The inquiry was really important for women as the current regulatory system only allows individuals to bring complaints. Thus it had not been possible for a group such as Object to bring a complaint to the PCC about the way that women in general were treated in the media. The Leveson inquiry allowed these worries and complaints to be heard. Leveson makes the point that the inquiry is not there to investigate and to judge issues of taste and decency; as he puts it, a free press is entitled to be tasteless and indecent.
However, the Editors’ Code of Practice states clearly that discrimination in newspapers is not allowed, and also that “details of an individual’s race, colour, religion, sexual orientation, physical or mental illness or disability must be avoided unless genuinely relevant to the story”.  I believe the extent to which this occurs in the British press was not discussed sufficiently in the Leveson report.
Leveson does mention numerous newspapers such as the Daily Star, the Sport, and the Sun, that regularly portray women in demeaning ways, such as printing an article who’s sole focus is as an excuse to publish a photo of a topless or nearly-nude woman. He agrees that some of this material should be “top shelf material”, stored with pornographic magazines rather than daily news. He accepts that these images “may reflect a wider cultural failure to treat women with dignity and respect.”
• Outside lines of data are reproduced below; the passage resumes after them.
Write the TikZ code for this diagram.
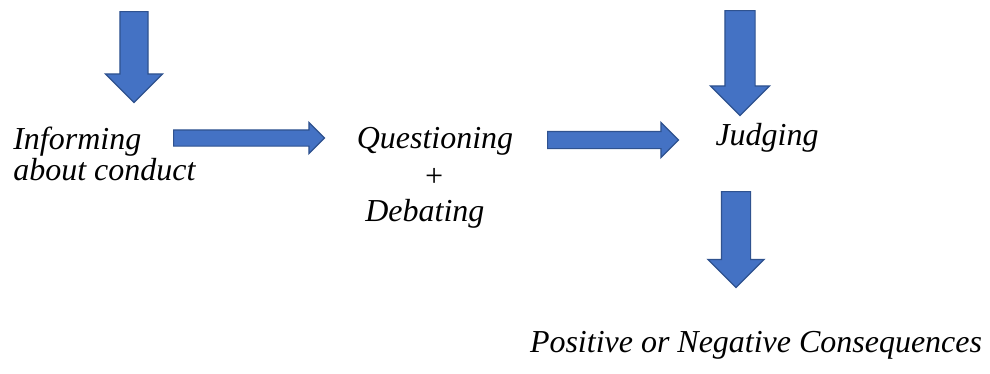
\documentclass[tikz,border=0pt]{standalone}
\usepackage{fontspec}
\setmainfont{Liberation Serif}
\usepackage{tikz}
\usetikzlibrary{shapes.arrows,positioning}
\definecolor{arrowfill}{HTML}{4472C4}
\definecolor{arrowedge}{HTML}{2F528F}
\tikzset{
    blockarrow/.style={single arrow, draw=arrowedge, fill=arrowfill, line width=0.7pt,
        single arrow tip angle=90, inner xsep=0pt, anchor=tail},
    steptext/.style={font=\fontsize{18.2}{21.8}\selectfont\itshape, inner sep=0pt}
}
\begin{document}
\begin{tikzpicture}[x=0.02cm, y=-0.02cm]
    \useasboundingbox (0,0) rectangle (990,373);

    % Informing block
    \node[steptext, anchor=base west] (inform) at (13,149) {Informing};
    \node[steptext, anchor=base west] (conduct) at (13,180) {about conduct};

    % Questioning + Debating block
    \node[steptext, anchor=base] (quest) at (435,148) {Questioning};
    \node[steptext, anchor=base] (plus) at (434,186) {+};
    \node[steptext, anchor=base west] (debate) at (365,221) {Debating};

    % Judging block
    \node[steptext, anchor=base] (judge) at (767,145) {Judging};

    % Consequences
    \node[steptext, anchor=base] (conseq) at (756,352) {Positive or Negative Consequences};

    % Block arrows
    \node[blockarrow, rotate=-90, minimum height=1.82cm, inner ysep=0.27cm,
          single arrow head extend=0.29cm] (inarrow) at (134,11) {};
    \node[blockarrow, minimum height=3.02cm, inner ysep=0.15cm,
          single arrow head extend=0.15cm] (informarrow) at (173,138) {};
    \node[blockarrow, minimum height=2.62cm, inner ysep=0.16cm,
          single arrow head extend=0.18cm] (questarrow) at (547,140) {};
    \node[blockarrow, rotate=-90, minimum height=2.10cm, inner ysep=0.29cm,
          single arrow head extend=0.29cm] (judgein) at (740,10) {};
    \node[blockarrow, rotate=-90, minimum height=1.92cm, inner ysep=0.28cm,
          single arrow head extend=0.27cm] (judgeout) at (736,191) {};
\end{tikzpicture}
\end{document}
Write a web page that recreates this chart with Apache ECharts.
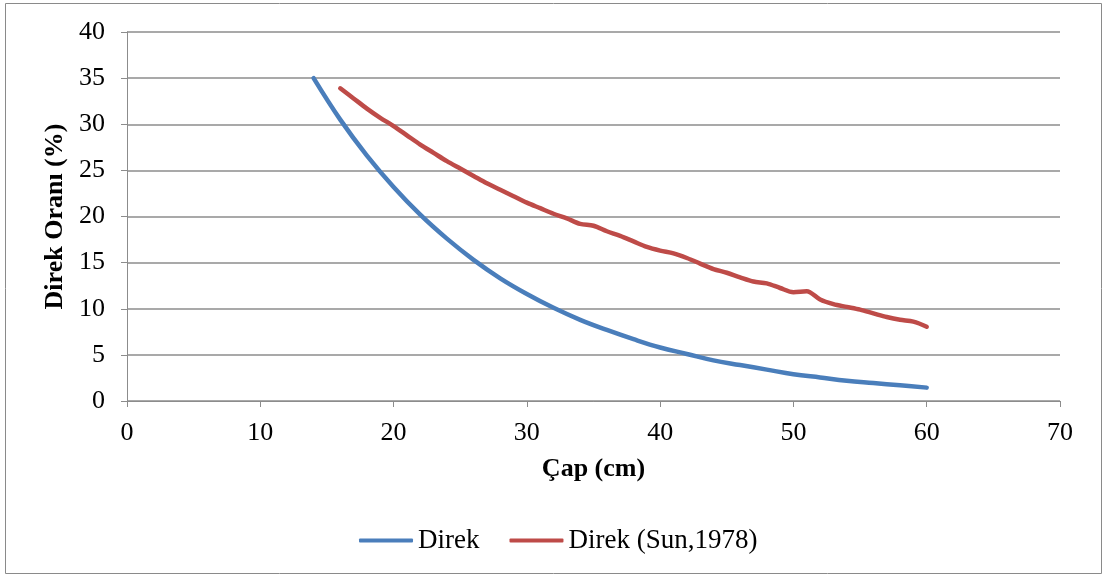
<!DOCTYPE html>
<html>
<head>
<meta charset="utf-8">
<script src="https://cdn.jsdelivr.net/npm/echarts@6/dist/echarts.min.js"></script>
<style>
  html, body { margin: 0; padding: 0; background: #fff; }
  #chart { width: 1103px; height: 577px; }
</style>
</head>
<body>
<div id="chart"></div>
<script>
// Çap (cm) and Direk oranı (%) for the computed curve
const direkCap = [14, 16, 18, 20, 22, 24, 26, 28, 30, 32, 34, 36, 38, 40, 42, 44, 46, 48, 50, 52, 54, 56, 58, 60];
const direkOran = [35.0, 30.5, 26.6, 23.2, 20.2, 17.6, 15.3, 13.3, 11.6, 10.1, 8.8, 7.7, 6.7, 5.8, 5.1, 4.4, 3.9, 3.4, 2.9, 2.55, 2.2, 1.95, 1.7, 1.45];

// Çap (cm) and Direk oranı (%) after Sun (1978)
const sunCap = [16, 17, 18, 19, 20, 21, 22, 23, 24, 25, 26, 27, 28, 29, 30, 31, 32, 33, 34, 35, 36, 37, 38, 39, 40, 41, 42, 43, 44, 45, 46, 47, 48, 49, 50, 51, 52, 53, 54, 55, 56, 57, 58, 59, 60];
const sunOran = [33.9, 32.8, 31.7, 30.7, 29.8, 28.8, 27.8, 26.9, 26.0, 25.2, 24.4, 23.6, 22.9, 22.2, 21.5, 20.9, 20.3, 19.8, 19.2, 19.0, 18.4, 17.9, 17.3, 16.7, 16.3, 16.0, 15.5, 14.9, 14.3, 13.9, 13.4, 12.95, 12.75, 12.25, 11.8, 11.9, 11.0, 10.5, 10.2, 9.9, 9.5, 9.1, 8.8, 8.6, 8.05];

const seriesNames = ['Direk', 'Direk (Sun,1978)'];

const pairs = (xs, ys) => xs.map((x, i) => [x, ys[i]]);

const font = '"Liberation Serif", "Times New Roman", serif';
const gridColor = '#8c8c8c';

const chart = echarts.init(document.getElementById('chart'), null, { renderer: 'canvas' });
chart.setOption({
  animation: false,
  backgroundColor: '#ffffff',
  graphic: [{
    type: 'rect',
    shape: { x: 5.5, y: 3.5, width: 1096, height: 570 },
    style: { fill: 'none', stroke: '#8a8a8a', lineWidth: 1 },
    silent: true
  }],
  grid: { left: 127, right: 43, top: 32, bottom: 176 },
  legend: {
    bottom: 18,
    left: 354,
    itemWidth: 54,
    itemHeight: 4,
    itemGap: 30,
    icon: 'roundRect',
    textStyle: { fontFamily: font, fontSize: 27, color: '#000' },
    data: seriesNames
  },
  xAxis: {
    type: 'value',
    min: 0, max: 70, interval: 10,
    name: 'Çap (cm)',
    nameLocation: 'middle',
    nameGap: 55,
    nameTextStyle: { fontFamily: font, fontSize: 26, fontWeight: 'bold', color: '#000' },
    axisLine: { show: true, lineStyle: { color: gridColor, width: 1 } },
    axisTick: { show: true, length: 6, lineStyle: { color: gridColor } },
    axisLabel: { fontFamily: font, fontSize: 26, color: '#000', margin: 19 },
    splitLine: { show: false }
  },
  yAxis: {
    type: 'value',
    min: 0, max: 40, interval: 5,
    name: 'Direk Oranı (%)',
    nameLocation: 'middle',
    nameGap: 56,
    nameTextStyle: { fontFamily: font, fontSize: 26, fontWeight: 'bold', color: '#000' },
    axisLine: { show: true, lineStyle: { color: gridColor, width: 1 } },
    axisTick: { show: true, length: 6, lineStyle: { color: gridColor } },
    axisLabel: { fontFamily: font, fontSize: 26, color: '#000', margin: 22 },
    splitLine: { show: true, lineStyle: { color: gridColor, width: 1.5 } }
  },
  series: [
    {
      name: seriesNames[0],
      type: 'line',
      smooth: 0.4,
      showSymbol: false,
      data: pairs(direkCap, direkOran),
      lineStyle: { color: '#4a7ebb', width: 4.5, cap: 'round' },
      itemStyle: { color: '#4a7ebb' }
    },
    {
      name: seriesNames[1],
      type: 'line',
      smooth: 0.3,
      showSymbol: false,
      data: pairs(sunCap, sunOran),
      lineStyle: { color: '#be4b48', width: 4.5, cap: 'round' },
      itemStyle: { color: '#be4b48' }
    }
  ]
});
</script>
</body>
</html>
Well, this is true. It does reflect a wider cultural failure.  But more than that, it manifestly contravenes the Editors’ Code of Practice. When Bradley Wiggins was involved in a minor car accident, virtually all newspapers presented this as an accident with a “woman driver” – in what way was this relevant to the story? As Natasha Walter argued eloquently in her book Living Dolls, studies that show marked differences between the genders, especially if they show women to like pink and be more suited to staying at home, shopping, and cooking, receive a lot more attention in the media. A recent FHM article (okay, a magazine, not national press but…) placed women into three categories, “girlfriend / mother / victim”. Seriously. Every morning, if you turn to page 3 of a national newspaper, a large pair of breasts will stare you in the face. While there’s nothing wrong with breasts, it is not exactly news! Women are routinely portrayed as if their sole interesting factor is the way they look or the way they dress, or the size of their belly or bum or boobs. It’s not good enough.  The fact that a woman is the focus of the story is ALWAYS mentioned even when it is of absolutely no relevance to the story is in contravention to the Editors’ Code of Practice. The sheer sexualisation and objectification of women, of a manner and extent that DOES NOT occur to men, is in contravention of the Editors’ Code of Practice against discrimination.

This is not good enough. The media is extremely important in reflecting AND promoting our culture. And right now, they are helping to promote a rape culture in which women are nothing more than their bodies, reduced to a sum of their sexual parts. In a UK where more than a quarter of men believe it is partly a woman’s fault if she is raped when wearing a short skirt, or when drunk (in fact, 36%), a media that does not take rape seriously and constantly sexualises women is not good enough. We deserve better. We need better. We need to be seen not as sex objects, mothers or victims, but as people. People who do incredible things, people who make mistakes, people who do bad things, without reference to gender. We deserve to not be sexualised and infantilised.

The Leveson inquiry was a great opportunity for women’s groups to have their voices heard. It is sad that only six pages were devoted to the issue, and that much of the beginning concentrated on the fact that a free press is entitled to be “indecent”. But what is worse is that only one newspaper appears to have commented on the issue. (Not surprising that it was our left wing newspaper, the Guardian). The fact that no other newspapers have seen fit to comment on it strongly suggests that nothing will change. All that we can hope is that a new regulatory system will allow groups and areas of interest to bring complaints. Then we can regularly challenge our sexist media until we have a media we deserve.